Len Oliver

Personal information
- Full name: Leonard Paul Oliver
- Date of birth: November 3, 1933
- Place of birth: Philadelphia, Pennsylvania, U.S.
- Date of death: July 24, 2022 (aged 88)
- Place of death: Washington, D.C., U.S.
- Position: Half back

Youth career
- Lighthouse Boys Club
- 1951–1954: Temple University

Senior career*
- Years: Team / Apps / (Gls)
- Philadelphia Nationals
- 1955–1957: Uhrik Truckers
- 1957: Ludlow Lusitano
- 1959–????: Baltimore Pompei

= Len Oliver (soccer) =

American soccer player (1933–2022)

Leonard Paul Oliver (November 3, 1933 – July 24, 2022) was an American soccer player who played as a half back in the American Soccer League (ASL), having earlier played college soccer for the Temple Owls. He was a member of the National Soccer Hall of Fame.

==Early life==
The younger half of a set of twins, Oliver was born in the Kensington neighborhood of Philadelphia, Pennsylvania, in 1933. His father, Jim, immigrated to the United States from Scotland a decade earlier. Oliver attended Northeast High School in his hometown. He played soccer for the Kensington Blue Bells and Lighthouse Boys Club, winning the 1948 and 1949 U-19 National Championships with the latter. He also played for the Philadelphia Nationals of the American Soccer League (ASL) in 1946–47, scoring thirteen goals in eighteen games. He attended college at Temple University, playing for the Temple Owls from 1951 to 1954. In 1951, Oliver was selected as a second team All American as Temple claimed to be the national champion. This claim rests on dubious grounds as multiple schools had a legitimate claim to the title in the disorganized state of college soccer at the time. However, the confusion was reduced when in 1953, Oliver was selected as a first team All American and Temple was named the national champion. He was selected for the second year in a row as first team All American in 1954, his senior season, while concurrently serving as captain of the baseball team.

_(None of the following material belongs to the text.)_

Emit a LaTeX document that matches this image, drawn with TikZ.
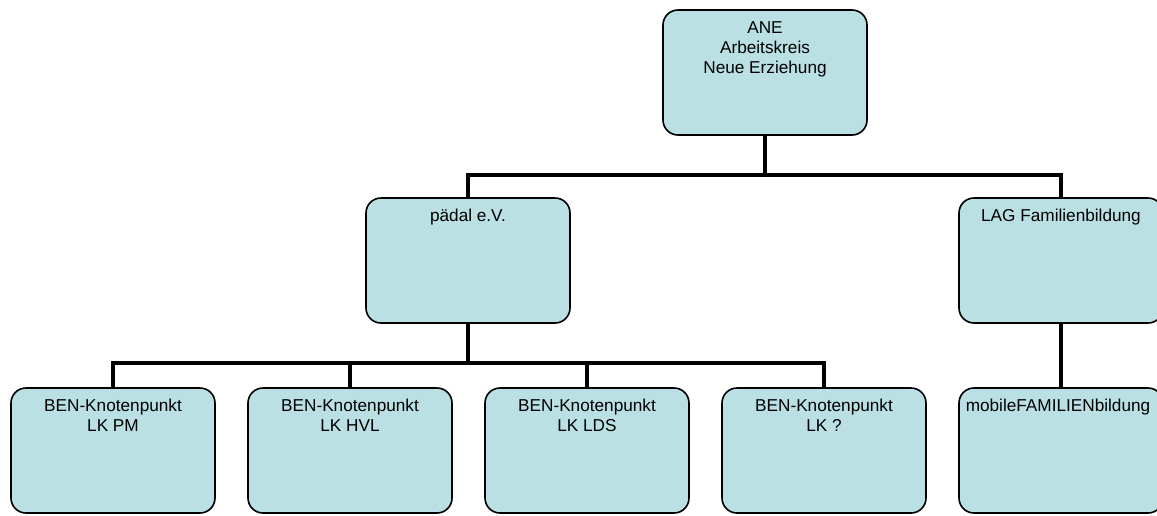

==Senior amateur and professional career==
After graduating from Temple in 1955, Oliver began playing as an amateur with Uhrik Truckers in the ASL. The Truckers took the 1955 and 1956 ASL championships, but Oliver broke his leg during the 1955–56 season. He was then drafted into the U.S. Army in the middle of 1956. Being stationed in Ludlow, Massachusetts, he played half a season with the Ludlow Lusitano, the local ASL team. He was then transferred to San Francisco, where he played for the amateur San Francisco Mercury, an ethnic Russian team. He was subsequently stationed in West Germany and featured on the U.S. Armed Forces all-stars. Following his discharge from the Army in 1959, he briefly returned to the Truckers before signing with Baltimore Pompei. Oliver was a 1960 All Star, but Pompeii folded the following year. He subsequently played for the Central Valet in Washington. He also played for the U.S. soccer team, which finished 0–4 at the 1963 Pan American Games. Oliver later recounted how he suffered his worst head injury at the competition, which necessitated eight stitches.

==Later life==
In his later life, Oliver also became an USSF 'A' license coach and referee, and regularly trained new coaches in the Washington, D.C., area. He also continued to play soccer until he was sixty. After his playing career ended, he completed postgraduate studies at the University of Maryland and was awarded a Doctor of Philosophy by the University of Chicago. He went on to work for the National Endowment for the Humanities, establishing local programs in all American states and territories. After a decade in that role, he started his personal public policy consulting firm – Oliver Associates – which promoted study circles in public education programs and guided trade union leaders. His work in the former area led him to author the book Study Circles: Coming Together for Personal Growth and Social Change (1987), as well as co-found the organization Everyday Democracy. Oliver was inducted into his alma mater's hall of fame in 1981. He was subsequently enshrined in the National Soccer Hall of Fame in 1996, the Philadelphia Old Timers Hall of Fame in 1998 and the Virginia-DC Soccer Hall of Fame in 2001. He announced in 2016 that he was going to donate his brain after his death towards concussion research.

==Personal life==
Oliver was married to Eleanor Wahlbrinck for 60 years until his death. He proposed to her in 1961, after an away game against the Newark Portuguese in which she was the sole traveling fan. Together, they had two children: Erika and Britt-Karin.

Oliver died on July 24, 2022, in Washington, D.C., at the age of 88. He had suffered a stroke prior to his death.